念願のペレーニ・リサイタルを聴いた! 素晴らしかった。
ペレーニは、樹齢千年を越す巨樹が、その枝や葉を風に揺らすように演奏する。
ペレーニは、もはや楽器を演奏していない。楽器とひとつとなり、自らの肉体の一部を奏でているようだ。
バッハ無伴奏に於ける、融通無碍の境地。メヌエットのトリオでの心の安らぎ。
自作では時空を旅し、リゲティでは超絶技巧の難曲を古典のように親しげに語る。
後半は、息子ベンジャミンのピアノとともに。しかし、20代前半の息子は、巨匠との格差がありすぎたか・・。

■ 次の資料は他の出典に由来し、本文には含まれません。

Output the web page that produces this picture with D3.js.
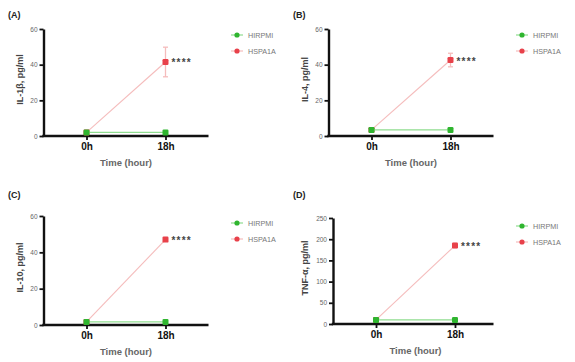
<!DOCTYPE html>
<html>
<head>
<meta charset="utf-8">
<script src="https://cdn.jsdelivr.net/npm/d3@7"></script>
<style>
  body { margin: 0; background: #fff; }
  svg { font-family: Arial, "Liberation Sans", sans-serif; }
</style>
</head>
<body>
<svg id="chart" width="575" height="362"></svg>
<script>
// data
const hours = [0, 18];
const hourLabels = ["0h", "18h"];
const seriesNames = ["HIRPMI", "HSPA1A"];
const panelTags = ["(A)", "(B)", "(C)", "(D)"];
const yTitles = ["IL-1\u03b2, pg/ml", "IL-4, pg/ml", "IL-10, pg/ml", "TNF-\u03b1, pg/ml"];
const yMax = [60, 60, 60, 250];
const yTicks = [[0, 20, 40, 60], [0, 20, 40, 60], [0, 20, 40, 60], [0, 50, 100, 150, 200, 250]];
const hirpmi = [[2, 2], [3.4, 3.4], [1.7, 1.7], [9.5, 9.5]];
const hspa1a = [[2, 41.5], [3.4, 42.6], [1.7, 47], [9.5, 185]];
const hspa1aErr = [[0, 8.3], [0, 3.8], [0, 0.5], [0, 5]];
const signif = ["****", "****", "****", "****"];

const colors = { HIRPMI: "#2fb52f", HSPA1A: "#e8414a" };
const lineColors = { HIRPMI: "#8fdc8f", HSPA1A: "#f5bcbc" };

const svg = d3.select("#chart");

// panel placement
const panels = [
  { ox: 0,   oy: 0,   axisX: 43.5, top: 29,  bottom: 136, legY: 35,  legX: 237 },
  { ox: 285, oy: 0,   axisX: 43.5, top: 29,  bottom: 136, legY: 35,  legX: 237 },
  { ox: 0,   oy: 180, axisX: 43.5, top: 36,  bottom: 145, legY: 43,  legX: 237 },
  { ox: 285, oy: 180, axisX: 48,   top: 38,  bottom: 144, legY: 46,  legX: 237 }
];

panels.forEach((p, i) => {
  const g = svg.append("g").attr("transform", "translate(" + p.ox + "," + p.oy + ")");

  g.append("text").attr("x", 8).attr("y", 18)
    .attr("font-size", 9).attr("font-weight", "bold").attr("fill", "#222")
    .text(panelTags[i]);

  const plot = g.append("g").attr("transform", "translate(" + p.axisX + ",0)");
  const w = 165 - (p.axisX - 43.5);
  const x = d3.scaleLinear().domain([-9.8, 27.8]).range([0, 165]);
  const y = d3.scaleLinear().domain([0, yMax[i]]).range([p.bottom, p.top]);

  // y axis
  const ya = plot.append("g")
    .call(d3.axisLeft(y).tickValues(yTicks[i]).tickSize(4).tickPadding(2).tickSizeOuter(0));
  ya.select(".domain").attr("stroke", "#111").attr("stroke-width", 2.4);
  ya.selectAll(".tick line").attr("stroke", "#111").attr("stroke-width", 1.8);
  ya.selectAll(".tick text").attr("font-size", 6.5).attr("fill", "#666");

  // x axis
  const xa = plot.append("g").attr("transform", "translate(0," + p.bottom + ")")
    .call(d3.axisBottom(x).tickValues(hours).tickFormat((d, k) => hourLabels[k])
      .tickSize(4).tickPadding(3).tickSizeOuter(0));
  xa.select(".domain").attr("d", "M-1.2,0H" + w).attr("stroke", "#111").attr("stroke-width", 2.4);
  xa.selectAll(".tick line").attr("stroke", "#111").attr("stroke-width", 1.8);
  xa.selectAll(".tick text").attr("font-size", 10).attr("font-weight", "bold").attr("fill", "#111");

  plot.append("text")
    .attr("x", (x(0) + x(18)) / 2).attr("y", p.bottom + 30)
    .attr("text-anchor", "middle").attr("font-size", 9.5).attr("font-weight", "bold").attr("fill", "#666")
    .text("Time (hour)");

  plot.append("text")
    .attr("transform", "translate(" + (-p.axisX + 23) + "," + ((p.top + p.bottom) / 2 - 3) + ") rotate(-90)")
    .attr("text-anchor", "middle").attr("font-size", 9).attr("font-weight", "bold").attr("fill", "#444")
    .text(yTitles[i]);

  const line = d3.line().x((d, k) => x(hours[k])).y(d => y(d));

  // HSPA1A series with error bars
  plot.append("path").datum(hspa1a[i]).attr("d", line)
    .attr("fill", "none").attr("stroke", lineColors.HSPA1A).attr("stroke-width", 1.1);
  hspa1a[i].forEach((v, k) => {
    const e = hspa1aErr[i][k];
    if (e > 0) {
      const cx = x(hours[k]);
      plot.append("line").attr("x1", cx).attr("x2", cx).attr("y1", y(v + e)).attr("y2", y(v - e))
        .attr("stroke", lineColors.HSPA1A).attr("stroke-width", 1.3);
      [v + e, v - e].forEach(c => plot.append("line")
        .attr("x1", cx - 2.5).attr("x2", cx + 2.5).attr("y1", y(c)).attr("y2", y(c))
        .attr("stroke", lineColors.HSPA1A).attr("stroke-width", 1.3));
    }
  });
  plot.selectAll(".pt-red").data(hspa1a[i]).enter().append("rect")
    .attr("x", (d, k) => x(hours[k]) - 3).attr("y", d => y(d) - 3)
    .attr("width", 6).attr("height", 6).attr("rx", 1.2)
    .attr("fill", colors.HSPA1A);

  // HIRPMI series
  plot.append("path").datum(hirpmi[i]).attr("d", line)
    .attr("fill", "none").attr("stroke", lineColors.HIRPMI).attr("stroke-width", 1.3);
  plot.selectAll(".pt-green").data(hirpmi[i]).enter().append("rect")
    .attr("x", (d, k) => x(hours[k]) - 3).attr("y", d => y(d) - 3)
    .attr("width", 6).attr("height", 6).attr("rx", 1.2)
    .attr("fill", colors.HIRPMI);

  // significance stars
  plot.append("text")
    .attr("x", x(18) + 6).attr("y", y(hspa1a[i][1]) + 4.5)
    .attr("font-size", 10).attr("font-weight", "bold").attr("fill", "#444")
    .attr("letter-spacing", 1.2)
    .text(signif[i]);

  // legend
  const leg = g.append("g").attr("transform", "translate(" + p.legX + "," + p.legY + ")");
  seriesNames.forEach((s, k) => {
    const row = leg.append("g").attr("transform", "translate(0," + k * 16 + ")");
    row.append("line").attr("x1", -6).attr("x2", 6).attr("stroke", lineColors[s]).attr("stroke-width", 1.2);
    row.append("circle").attr("r", 2.6).attr("fill", colors[s]);
    row.append("text").attr("x", 11).attr("y", 3).attr("font-size", 7.2).attr("fill", "#777").text(s);
  });
});
</script>
</body>
</html>
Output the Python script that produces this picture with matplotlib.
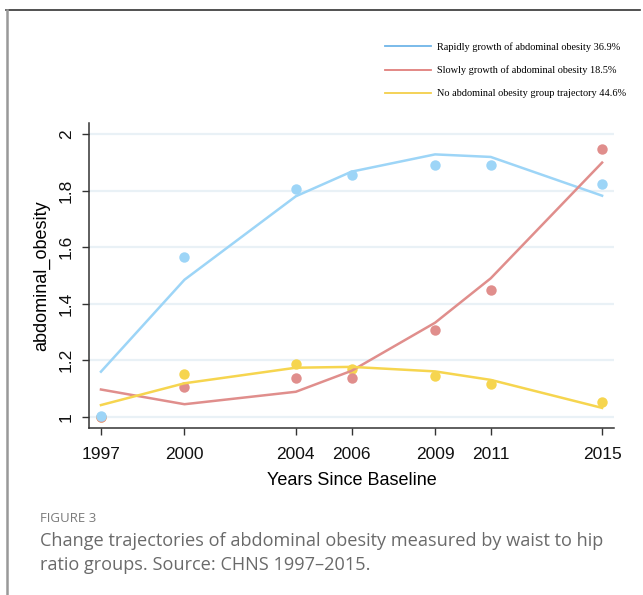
import numpy as np
import matplotlib.pyplot as plt
from matplotlib.lines import Line2D

# survey waves
years = [1997, 2000, 2004, 2006, 2009, 2011, 2015]

# observed group means (dots)
rapid_obs = [1.005, 1.567, 1.806, 1.855, 1.892, 1.892, 1.824]
slow_obs = [1.0, 1.107, 1.138, 1.136, 1.307, 1.447, 1.947]
none_obs = [1.0, 1.151, 1.187, 1.170, 1.144, 1.115, 1.052]

# fitted trajectories (lines)
rapid_fit = [1.160, 1.485, 1.780, 1.867, 1.928, 1.919, 1.782]
slow_fit = [1.097, 1.045, 1.089, 1.163, 1.333, 1.490, 1.899]
none_fit = [1.042, 1.119, 1.174, 1.177, 1.161, 1.131, 1.032]

labels = ['Rapidly growth of abdominal obesity 36.9%',
          'Slowly growth of abdominal obesity 18.5%',
          'No abdominal obesity group trajectory 44.6%']

blue = '#9dd5f7'
red = '#e08e8c'
yellow = '#f6d54f'

fig = plt.figure(figsize=(6.43, 5.95), dpi=100)
ax = fig.add_axes([0.1384, 0.2807, 0.955 - 0.1384, 0.7933 - 0.2807])

for y in [1, 1.2, 1.4, 1.6, 1.8, 2]:
    ax.axhline(y, color='#e9f1f6', lw=1.6, zorder=0)

# dots first, red and yellow under blue at baseline
ax.plot(years, none_obs, 'o', color=yellow, ms=7.5, mec='none', zorder=2)
ax.plot(years, slow_obs, 'o', color=red, ms=7.5, mec='none', zorder=2)
ax.plot(years, rapid_obs, 'o', color=blue, ms=7.5, mec='none', zorder=3)

ax.plot(years, rapid_fit, color=blue, lw=1.8, zorder=4)
ax.plot(years, slow_fit, color=red, lw=1.8, zorder=4)
ax.plot(years, none_fit, color=yellow, lw=1.8, zorder=4)

ax.set_xlim(1996.57, 2015.43)
ax.set_ylim(0.961, 2.039)
ax.set_xticks(years)
ax.set_xticklabels([str(y) for y in years], fontsize=12.5, family='Liberation Sans')
ax.set_yticks([1, 1.2, 1.4, 1.6, 1.8, 2])
ax.set_yticklabels(['1', '1.2', '1.4', '1.6', '1.8', '2'], fontsize=12.5,
                   family='Liberation Sans', rotation=90, va='center')
ax.tick_params(direction='out', length=5, width=1, color='#333333', labelcolor='#111111')
ax.tick_params(axis='x', pad=9)
ax.tick_params(axis='y', pad=6)
ax.set_xlabel('Years Since Baseline', fontsize=13, family='Liberation Sans', labelpad=7)
ax.set_ylabel('abdominal_obesity', fontsize=13, family='Liberation Sans', labelpad=6)

for s in ['top', 'right']:
    ax.spines[s].set_visible(False)
for s in ['left', 'bottom']:
    ax.spines[s].set_color('#333333')
    ax.spines[s].set_linewidth(1.1)

# legend, placed in figure coordinates above the plot
handles = [Line2D([0], [0], color=c, lw=1.3) for c in ['#6fb5e8', '#e07f7c', '#f3cf4a']]
leg = fig.legend(handles, labels, loc='upper left', bbox_to_anchor=(0.585, 0.945),
                 frameon=False, prop={'family': 'Liberation Serif', 'size': 7.4},
                 handlelength=4.4, handletextpad=0.6, labelspacing=1.35)

# outer frame lines
fig.add_artist(Line2D([6 / 643, 640 / 643], [1 - 10 / 595, 1 - 10 / 595],
                      color='#333333', lw=1.2, transform=fig.transFigure))
fig.add_artist(Line2D([7 / 643, 7 / 643], [1 - 10 / 595, 0],
                      color='#999999', lw=1.8, transform=fig.transFigure))

# caption
fig.text(40 / 643, 1 - 518 / 595, 'FIGURE 3', fontsize=9.5, color='#7a7a7a',
         family='Open Sans', va='center')
fig.text(40 / 643, 1 - 553 / 595,
         'Change trajectories of abdominal obesity measured by waist to hip\n'
         'ratio groups. Source: CHNS 1997\u20132015.',
         fontsize=13.1, color='#6a6a6a', family='Open Sans', va='center',
         linespacing=1.4)

fig.savefig('out.png', dpi=100)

シューベルトのアルペジオーネ・ソナタで、ベンジャミンのピアノは叙情に傾きすぎ、リズムも弾まず、目眩く転調の妙を伝えない。1×1はおろか、1+1にも至らないのは残念。小沢さちさんとの共演なら、もっと良かったのに、などと、無い物ねだりをしたりして・・・。
つづくコダーイのソナタは、私には耳新しい作品で、ピアノとの格差は別に、感動した。もっと民謡的、民俗音楽的な作品かと予測していたら、意外にもドビュッシーへの親しみを感じさせ聴かせた。
ドビュッシーといえば、アンコールはコチシュ編曲による「小組曲」からのメヌエット。これも聴きながら溜め息しかでない。
14日フィリアホールでの、ドビュッシーのソナタを聴きたいと思わせたが、それは東京ジングフェライン稽古のため叶わず。
もし、行ける方があれば、自信をもってお勧めします。